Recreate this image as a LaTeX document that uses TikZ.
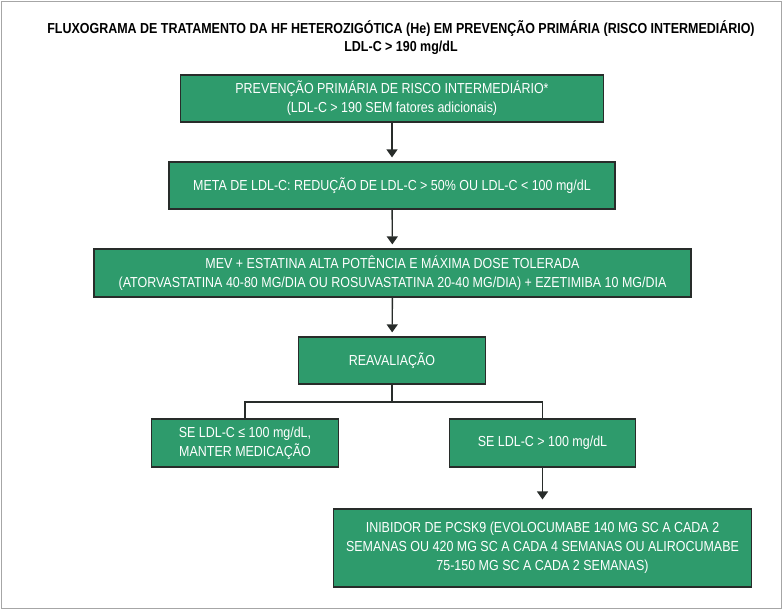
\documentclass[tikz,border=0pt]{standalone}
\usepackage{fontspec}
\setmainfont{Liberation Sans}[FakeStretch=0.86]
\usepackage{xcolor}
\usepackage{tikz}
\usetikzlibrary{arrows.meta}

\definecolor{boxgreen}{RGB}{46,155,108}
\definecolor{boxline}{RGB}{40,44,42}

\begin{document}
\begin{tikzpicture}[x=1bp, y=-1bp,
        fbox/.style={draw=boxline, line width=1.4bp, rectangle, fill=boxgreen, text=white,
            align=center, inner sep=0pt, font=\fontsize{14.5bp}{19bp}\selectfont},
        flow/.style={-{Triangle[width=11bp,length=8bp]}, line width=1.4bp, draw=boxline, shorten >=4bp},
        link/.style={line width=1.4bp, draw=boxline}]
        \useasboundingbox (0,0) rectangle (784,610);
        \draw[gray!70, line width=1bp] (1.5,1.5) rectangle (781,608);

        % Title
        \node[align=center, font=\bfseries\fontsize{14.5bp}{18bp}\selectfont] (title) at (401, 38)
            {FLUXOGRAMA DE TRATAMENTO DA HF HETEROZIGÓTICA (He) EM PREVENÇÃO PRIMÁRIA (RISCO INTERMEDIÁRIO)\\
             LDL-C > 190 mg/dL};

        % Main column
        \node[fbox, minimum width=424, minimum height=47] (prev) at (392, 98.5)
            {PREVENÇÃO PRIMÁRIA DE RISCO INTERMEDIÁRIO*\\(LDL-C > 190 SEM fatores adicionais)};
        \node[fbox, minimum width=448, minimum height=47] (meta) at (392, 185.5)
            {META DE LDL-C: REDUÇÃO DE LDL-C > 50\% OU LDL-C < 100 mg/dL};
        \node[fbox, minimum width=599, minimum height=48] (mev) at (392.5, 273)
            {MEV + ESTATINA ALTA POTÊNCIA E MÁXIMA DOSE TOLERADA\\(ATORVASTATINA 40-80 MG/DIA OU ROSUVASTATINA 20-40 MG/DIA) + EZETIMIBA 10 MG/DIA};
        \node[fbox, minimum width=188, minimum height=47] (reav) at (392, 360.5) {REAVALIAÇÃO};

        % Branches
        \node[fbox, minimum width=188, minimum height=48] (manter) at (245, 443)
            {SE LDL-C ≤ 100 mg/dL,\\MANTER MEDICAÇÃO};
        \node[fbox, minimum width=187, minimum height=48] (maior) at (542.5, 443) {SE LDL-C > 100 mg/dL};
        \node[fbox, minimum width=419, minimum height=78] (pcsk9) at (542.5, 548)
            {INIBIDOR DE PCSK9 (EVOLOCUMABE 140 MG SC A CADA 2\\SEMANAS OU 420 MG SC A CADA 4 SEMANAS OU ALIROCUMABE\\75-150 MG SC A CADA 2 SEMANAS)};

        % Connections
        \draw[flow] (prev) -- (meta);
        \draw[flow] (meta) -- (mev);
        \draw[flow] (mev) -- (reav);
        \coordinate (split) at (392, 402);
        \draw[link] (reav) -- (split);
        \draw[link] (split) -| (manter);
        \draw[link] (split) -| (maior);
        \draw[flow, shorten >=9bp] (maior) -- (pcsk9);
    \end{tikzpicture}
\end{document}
= = = = = = =
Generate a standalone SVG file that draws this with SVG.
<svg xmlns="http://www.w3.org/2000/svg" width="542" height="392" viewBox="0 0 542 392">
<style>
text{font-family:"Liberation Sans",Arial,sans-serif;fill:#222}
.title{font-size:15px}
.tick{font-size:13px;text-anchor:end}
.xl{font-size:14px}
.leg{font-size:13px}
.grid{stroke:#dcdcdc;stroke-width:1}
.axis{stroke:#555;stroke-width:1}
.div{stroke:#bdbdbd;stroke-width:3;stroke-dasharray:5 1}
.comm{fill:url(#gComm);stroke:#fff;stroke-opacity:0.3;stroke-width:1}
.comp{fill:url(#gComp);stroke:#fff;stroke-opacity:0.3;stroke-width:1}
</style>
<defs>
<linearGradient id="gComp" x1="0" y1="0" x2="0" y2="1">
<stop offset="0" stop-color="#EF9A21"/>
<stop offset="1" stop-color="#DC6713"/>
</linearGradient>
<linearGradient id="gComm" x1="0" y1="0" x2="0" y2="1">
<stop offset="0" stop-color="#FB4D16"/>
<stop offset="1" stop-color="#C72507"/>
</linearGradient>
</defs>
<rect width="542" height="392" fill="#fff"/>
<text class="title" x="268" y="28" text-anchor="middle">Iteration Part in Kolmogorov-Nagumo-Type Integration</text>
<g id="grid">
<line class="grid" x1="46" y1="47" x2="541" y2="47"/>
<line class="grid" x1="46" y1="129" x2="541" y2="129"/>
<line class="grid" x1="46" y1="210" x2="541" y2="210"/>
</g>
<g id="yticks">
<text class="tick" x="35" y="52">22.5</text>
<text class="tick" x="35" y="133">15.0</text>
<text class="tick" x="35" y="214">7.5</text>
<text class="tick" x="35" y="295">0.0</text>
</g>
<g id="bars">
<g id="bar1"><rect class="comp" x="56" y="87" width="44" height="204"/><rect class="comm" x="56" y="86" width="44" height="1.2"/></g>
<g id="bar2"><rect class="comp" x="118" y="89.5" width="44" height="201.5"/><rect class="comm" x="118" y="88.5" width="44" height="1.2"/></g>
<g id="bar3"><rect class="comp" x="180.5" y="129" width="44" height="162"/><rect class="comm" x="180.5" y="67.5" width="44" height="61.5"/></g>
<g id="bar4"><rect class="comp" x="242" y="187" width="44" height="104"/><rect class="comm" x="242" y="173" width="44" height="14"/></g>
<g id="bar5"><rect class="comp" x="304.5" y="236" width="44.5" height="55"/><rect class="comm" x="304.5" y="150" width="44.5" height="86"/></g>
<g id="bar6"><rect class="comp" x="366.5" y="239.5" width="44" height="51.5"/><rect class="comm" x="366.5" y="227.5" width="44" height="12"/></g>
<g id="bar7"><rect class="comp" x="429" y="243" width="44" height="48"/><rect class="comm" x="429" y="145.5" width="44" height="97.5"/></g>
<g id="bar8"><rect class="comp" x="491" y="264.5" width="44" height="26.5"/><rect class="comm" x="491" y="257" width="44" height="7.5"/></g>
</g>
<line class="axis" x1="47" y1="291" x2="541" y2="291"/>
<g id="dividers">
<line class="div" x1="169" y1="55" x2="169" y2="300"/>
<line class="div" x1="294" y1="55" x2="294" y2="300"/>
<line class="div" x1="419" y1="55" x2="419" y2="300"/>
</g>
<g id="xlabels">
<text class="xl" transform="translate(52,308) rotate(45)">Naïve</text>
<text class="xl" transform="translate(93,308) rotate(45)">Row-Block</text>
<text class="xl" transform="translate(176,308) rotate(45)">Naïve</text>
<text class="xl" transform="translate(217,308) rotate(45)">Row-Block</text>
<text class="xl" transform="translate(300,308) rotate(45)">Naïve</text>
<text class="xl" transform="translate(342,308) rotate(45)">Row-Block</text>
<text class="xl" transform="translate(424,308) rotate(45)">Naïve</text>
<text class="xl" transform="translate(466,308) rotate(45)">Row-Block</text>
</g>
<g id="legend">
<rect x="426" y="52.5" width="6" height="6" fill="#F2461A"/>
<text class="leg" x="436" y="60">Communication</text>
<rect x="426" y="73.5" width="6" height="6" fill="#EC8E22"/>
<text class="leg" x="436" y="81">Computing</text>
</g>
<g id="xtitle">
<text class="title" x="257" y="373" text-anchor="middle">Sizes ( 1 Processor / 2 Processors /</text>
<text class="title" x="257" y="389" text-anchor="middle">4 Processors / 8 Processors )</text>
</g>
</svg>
= = = = = = =
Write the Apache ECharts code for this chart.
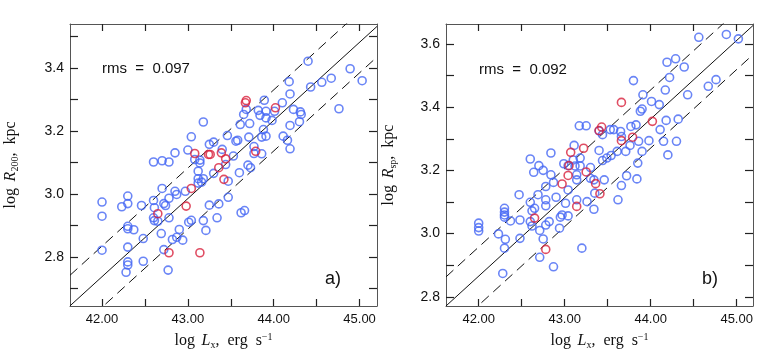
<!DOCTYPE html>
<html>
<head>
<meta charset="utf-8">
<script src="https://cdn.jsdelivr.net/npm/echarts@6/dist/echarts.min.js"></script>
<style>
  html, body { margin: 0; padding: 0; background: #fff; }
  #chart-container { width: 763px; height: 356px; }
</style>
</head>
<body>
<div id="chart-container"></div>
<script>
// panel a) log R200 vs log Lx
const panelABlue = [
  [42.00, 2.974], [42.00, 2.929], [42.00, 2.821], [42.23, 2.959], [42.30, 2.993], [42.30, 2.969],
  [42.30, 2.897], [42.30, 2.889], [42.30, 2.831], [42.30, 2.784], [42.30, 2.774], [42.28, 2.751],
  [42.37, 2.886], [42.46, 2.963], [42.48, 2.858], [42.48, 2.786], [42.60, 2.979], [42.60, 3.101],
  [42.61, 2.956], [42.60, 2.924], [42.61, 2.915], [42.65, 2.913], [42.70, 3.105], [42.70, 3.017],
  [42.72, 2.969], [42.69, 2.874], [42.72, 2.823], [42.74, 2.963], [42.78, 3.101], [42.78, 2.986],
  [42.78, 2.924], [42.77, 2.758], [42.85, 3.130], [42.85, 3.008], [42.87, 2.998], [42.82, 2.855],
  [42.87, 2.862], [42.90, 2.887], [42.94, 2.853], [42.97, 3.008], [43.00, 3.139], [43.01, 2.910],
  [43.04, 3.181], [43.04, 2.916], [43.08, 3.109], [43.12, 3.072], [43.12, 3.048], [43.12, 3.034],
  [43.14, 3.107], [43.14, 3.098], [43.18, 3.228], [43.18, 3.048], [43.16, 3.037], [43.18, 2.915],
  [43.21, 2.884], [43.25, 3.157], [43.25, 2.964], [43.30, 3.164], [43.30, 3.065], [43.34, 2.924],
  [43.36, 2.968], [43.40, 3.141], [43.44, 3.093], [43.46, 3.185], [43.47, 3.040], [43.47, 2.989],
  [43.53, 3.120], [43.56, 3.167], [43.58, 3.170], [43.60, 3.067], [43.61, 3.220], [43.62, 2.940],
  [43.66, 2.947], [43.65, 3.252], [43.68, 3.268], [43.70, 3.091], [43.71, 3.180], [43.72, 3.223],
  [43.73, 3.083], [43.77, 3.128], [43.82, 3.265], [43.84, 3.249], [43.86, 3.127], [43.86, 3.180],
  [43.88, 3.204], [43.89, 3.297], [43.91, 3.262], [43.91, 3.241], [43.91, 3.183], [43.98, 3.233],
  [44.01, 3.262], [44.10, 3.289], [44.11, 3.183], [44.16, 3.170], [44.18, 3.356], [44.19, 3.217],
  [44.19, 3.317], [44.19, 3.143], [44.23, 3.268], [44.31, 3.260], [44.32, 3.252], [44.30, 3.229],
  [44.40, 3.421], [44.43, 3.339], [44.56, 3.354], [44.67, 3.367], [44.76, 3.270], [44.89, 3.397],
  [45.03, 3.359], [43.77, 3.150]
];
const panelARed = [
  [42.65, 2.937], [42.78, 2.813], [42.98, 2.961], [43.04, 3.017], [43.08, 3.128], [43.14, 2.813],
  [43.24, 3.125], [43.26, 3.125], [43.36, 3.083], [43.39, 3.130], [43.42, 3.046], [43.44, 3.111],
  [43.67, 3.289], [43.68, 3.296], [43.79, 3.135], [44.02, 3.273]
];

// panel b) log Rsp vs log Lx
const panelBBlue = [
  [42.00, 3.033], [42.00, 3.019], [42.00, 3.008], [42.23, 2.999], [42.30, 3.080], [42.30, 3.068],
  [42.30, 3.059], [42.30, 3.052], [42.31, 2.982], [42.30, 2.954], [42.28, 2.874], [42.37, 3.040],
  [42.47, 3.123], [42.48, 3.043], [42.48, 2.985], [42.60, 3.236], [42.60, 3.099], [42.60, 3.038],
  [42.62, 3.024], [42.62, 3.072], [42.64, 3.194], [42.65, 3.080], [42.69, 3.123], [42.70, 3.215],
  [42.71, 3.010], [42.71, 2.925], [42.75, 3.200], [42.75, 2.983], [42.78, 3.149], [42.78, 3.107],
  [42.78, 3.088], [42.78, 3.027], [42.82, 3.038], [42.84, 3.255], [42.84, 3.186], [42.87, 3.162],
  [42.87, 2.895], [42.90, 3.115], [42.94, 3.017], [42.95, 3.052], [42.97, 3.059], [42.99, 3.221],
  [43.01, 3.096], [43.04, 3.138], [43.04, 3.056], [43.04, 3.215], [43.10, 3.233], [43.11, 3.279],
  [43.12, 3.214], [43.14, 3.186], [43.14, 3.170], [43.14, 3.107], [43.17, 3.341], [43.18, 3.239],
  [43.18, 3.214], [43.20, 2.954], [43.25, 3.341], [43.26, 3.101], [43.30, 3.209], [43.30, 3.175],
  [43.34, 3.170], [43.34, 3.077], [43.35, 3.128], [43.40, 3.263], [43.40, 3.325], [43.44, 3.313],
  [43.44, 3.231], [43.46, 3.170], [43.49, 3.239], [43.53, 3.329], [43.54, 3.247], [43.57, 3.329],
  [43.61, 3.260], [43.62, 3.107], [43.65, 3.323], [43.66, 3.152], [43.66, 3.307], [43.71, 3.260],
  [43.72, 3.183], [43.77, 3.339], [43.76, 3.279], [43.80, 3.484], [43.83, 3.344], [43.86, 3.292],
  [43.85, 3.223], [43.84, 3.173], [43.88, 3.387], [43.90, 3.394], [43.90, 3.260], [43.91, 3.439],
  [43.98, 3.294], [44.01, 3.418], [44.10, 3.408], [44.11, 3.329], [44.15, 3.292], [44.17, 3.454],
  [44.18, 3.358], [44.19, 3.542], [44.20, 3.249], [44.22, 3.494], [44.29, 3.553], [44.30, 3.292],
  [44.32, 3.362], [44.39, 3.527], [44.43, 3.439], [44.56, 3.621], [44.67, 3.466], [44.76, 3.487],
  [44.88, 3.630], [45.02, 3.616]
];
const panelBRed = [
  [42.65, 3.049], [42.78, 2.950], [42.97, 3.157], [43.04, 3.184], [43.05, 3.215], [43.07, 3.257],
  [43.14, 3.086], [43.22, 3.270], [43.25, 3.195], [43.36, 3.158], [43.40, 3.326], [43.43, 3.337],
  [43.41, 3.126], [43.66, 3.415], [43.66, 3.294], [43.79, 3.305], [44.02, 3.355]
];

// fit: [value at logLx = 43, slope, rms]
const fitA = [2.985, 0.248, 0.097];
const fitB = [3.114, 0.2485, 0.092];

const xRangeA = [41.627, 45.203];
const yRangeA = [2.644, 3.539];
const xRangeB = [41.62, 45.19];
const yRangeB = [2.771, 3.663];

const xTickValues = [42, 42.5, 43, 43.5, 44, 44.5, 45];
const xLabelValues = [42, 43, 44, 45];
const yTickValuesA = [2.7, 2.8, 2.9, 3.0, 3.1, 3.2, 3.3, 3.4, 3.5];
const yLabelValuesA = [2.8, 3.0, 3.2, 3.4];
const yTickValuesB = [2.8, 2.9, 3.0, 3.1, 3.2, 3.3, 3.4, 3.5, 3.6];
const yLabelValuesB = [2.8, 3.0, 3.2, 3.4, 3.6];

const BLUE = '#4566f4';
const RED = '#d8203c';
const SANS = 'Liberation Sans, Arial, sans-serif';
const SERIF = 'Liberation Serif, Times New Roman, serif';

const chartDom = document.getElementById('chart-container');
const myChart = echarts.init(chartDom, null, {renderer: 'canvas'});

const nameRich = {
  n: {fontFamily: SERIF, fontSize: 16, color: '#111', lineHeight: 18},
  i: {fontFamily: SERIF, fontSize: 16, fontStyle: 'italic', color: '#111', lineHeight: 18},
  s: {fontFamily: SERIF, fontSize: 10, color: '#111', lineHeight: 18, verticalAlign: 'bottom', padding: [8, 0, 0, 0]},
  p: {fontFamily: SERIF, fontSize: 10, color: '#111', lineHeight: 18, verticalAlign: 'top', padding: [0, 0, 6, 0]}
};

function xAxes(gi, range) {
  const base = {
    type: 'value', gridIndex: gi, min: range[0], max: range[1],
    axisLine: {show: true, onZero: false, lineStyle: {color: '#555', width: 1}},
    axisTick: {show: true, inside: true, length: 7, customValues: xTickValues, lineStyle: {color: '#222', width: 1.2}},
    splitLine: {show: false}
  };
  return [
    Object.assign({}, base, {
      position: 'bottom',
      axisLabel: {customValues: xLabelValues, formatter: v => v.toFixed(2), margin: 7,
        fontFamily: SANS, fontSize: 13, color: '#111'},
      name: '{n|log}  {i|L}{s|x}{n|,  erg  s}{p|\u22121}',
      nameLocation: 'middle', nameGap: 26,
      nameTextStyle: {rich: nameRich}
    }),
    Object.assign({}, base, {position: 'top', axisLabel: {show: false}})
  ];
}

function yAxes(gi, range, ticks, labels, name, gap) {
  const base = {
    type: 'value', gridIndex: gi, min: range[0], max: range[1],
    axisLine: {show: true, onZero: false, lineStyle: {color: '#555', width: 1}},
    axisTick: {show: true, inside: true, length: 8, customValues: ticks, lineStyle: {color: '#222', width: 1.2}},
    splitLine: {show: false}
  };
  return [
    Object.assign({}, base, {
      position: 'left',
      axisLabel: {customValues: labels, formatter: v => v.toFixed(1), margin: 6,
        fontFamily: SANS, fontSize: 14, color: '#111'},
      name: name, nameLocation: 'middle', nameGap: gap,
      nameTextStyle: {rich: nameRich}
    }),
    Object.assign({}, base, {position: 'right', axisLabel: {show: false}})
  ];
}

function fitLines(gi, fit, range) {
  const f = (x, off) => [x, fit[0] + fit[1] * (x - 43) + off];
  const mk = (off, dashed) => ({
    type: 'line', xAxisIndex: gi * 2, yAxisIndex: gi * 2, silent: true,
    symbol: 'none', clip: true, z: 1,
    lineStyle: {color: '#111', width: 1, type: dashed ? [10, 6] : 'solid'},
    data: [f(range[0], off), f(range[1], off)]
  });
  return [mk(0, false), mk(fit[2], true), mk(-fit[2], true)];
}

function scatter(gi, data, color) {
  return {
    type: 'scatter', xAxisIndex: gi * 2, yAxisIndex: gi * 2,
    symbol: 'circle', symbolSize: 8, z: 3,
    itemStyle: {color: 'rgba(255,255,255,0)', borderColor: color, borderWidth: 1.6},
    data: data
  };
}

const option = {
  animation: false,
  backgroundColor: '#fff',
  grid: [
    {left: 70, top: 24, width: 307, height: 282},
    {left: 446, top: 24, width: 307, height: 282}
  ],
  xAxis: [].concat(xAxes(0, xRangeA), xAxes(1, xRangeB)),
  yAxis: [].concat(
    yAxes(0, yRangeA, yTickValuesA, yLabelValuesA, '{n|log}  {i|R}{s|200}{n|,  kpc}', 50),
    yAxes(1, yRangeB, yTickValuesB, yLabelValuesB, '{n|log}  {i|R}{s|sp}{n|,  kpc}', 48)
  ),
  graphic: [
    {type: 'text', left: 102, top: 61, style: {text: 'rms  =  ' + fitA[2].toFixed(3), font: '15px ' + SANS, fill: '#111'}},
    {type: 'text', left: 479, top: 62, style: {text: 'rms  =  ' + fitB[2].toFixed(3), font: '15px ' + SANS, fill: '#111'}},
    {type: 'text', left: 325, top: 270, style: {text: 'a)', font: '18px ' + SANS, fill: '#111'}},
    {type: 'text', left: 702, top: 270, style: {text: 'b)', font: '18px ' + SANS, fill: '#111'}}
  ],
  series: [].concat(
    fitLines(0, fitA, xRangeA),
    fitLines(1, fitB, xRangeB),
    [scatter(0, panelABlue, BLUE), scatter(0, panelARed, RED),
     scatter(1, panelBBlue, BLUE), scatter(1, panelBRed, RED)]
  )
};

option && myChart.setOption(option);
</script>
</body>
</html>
= = = = = = =
» Given instruction
Begin with the line that contains "Recreate this image" and end with the line that contains "width=188, minimum height=47]"; write out both and all lines between exactly, but no pictures.

» Answer to this exercise
Recreate this image as a LaTeX document that uses TikZ.
\documentclass[tikz,border=0pt]{standalone}
\usepackage{fontspec}
\setmainfont{Liberation Sans}[FakeStretch=0.86]
\usepackage{xcolor}
\usepackage{tikz}
\usetikzlibrary{arrows.meta}

\definecolor{boxgreen}{RGB}{46,155,108}
\definecolor{boxline}{RGB}{40,44,42}

\begin{document}
\begin{tikzpicture}[x=1bp, y=-1bp,
        fbox/.style={draw=boxline, line width=1.4bp, rectangle, fill=boxgreen, text=white,
            align=center, inner sep=0pt, font=\fontsize{14.5bp}{19bp}\selectfont},
        flow/.style={-{Triangle[width=11bp,length=8bp]}, line width=1.4bp, draw=boxline, shorten >=4bp},
        link/.style={line width=1.4bp, draw=boxline}]
        \useasboundingbox (0,0) rectangle (784,610);
        \draw[gray!70, line width=1bp] (1.5,1.5) rectangle (781,608);

        % Title
        \node[align=center, font=\bfseries\fontsize{14.5bp}{18bp}\selectfont] (title) at (401, 38)
            {FLUXOGRAMA DE TRATAMENTO DA HF HETEROZIGÓTICA (He) EM PREVENÇÃO PRIMÁRIA (RISCO INTERMEDIÁRIO)\\
             LDL-C > 190 mg/dL};

        % Main column
        \node[fbox, minimum width=424, minimum height=47] (prev) at (392, 98.5)
            {PREVENÇÃO PRIMÁRIA DE RISCO INTERMEDIÁRIO*\\(LDL-C > 190 SEM fatores adicionais)};
        \node[fbox, minimum width=448, minimum height=47] (meta) at (392, 185.5)
            {META DE LDL-C: REDUÇÃO DE LDL-C > 50\% OU LDL-C < 100 mg/dL};
        \node[fbox, minimum width=599, minimum height=48] (mev) at (392.5, 273)
            {MEV + ESTATINA ALTA POTÊNCIA E MÁXIMA DOSE TOLERADA\\(ATORVASTATINA 40-80 MG/DIA OU ROSUVASTATINA 20-40 MG/DIA) + EZETIMIBA 10 MG/DIA};
        \node[fbox, minimum width=188, minimum height=47] (reav) at (392, 360.5) {REAVALIAÇÃO};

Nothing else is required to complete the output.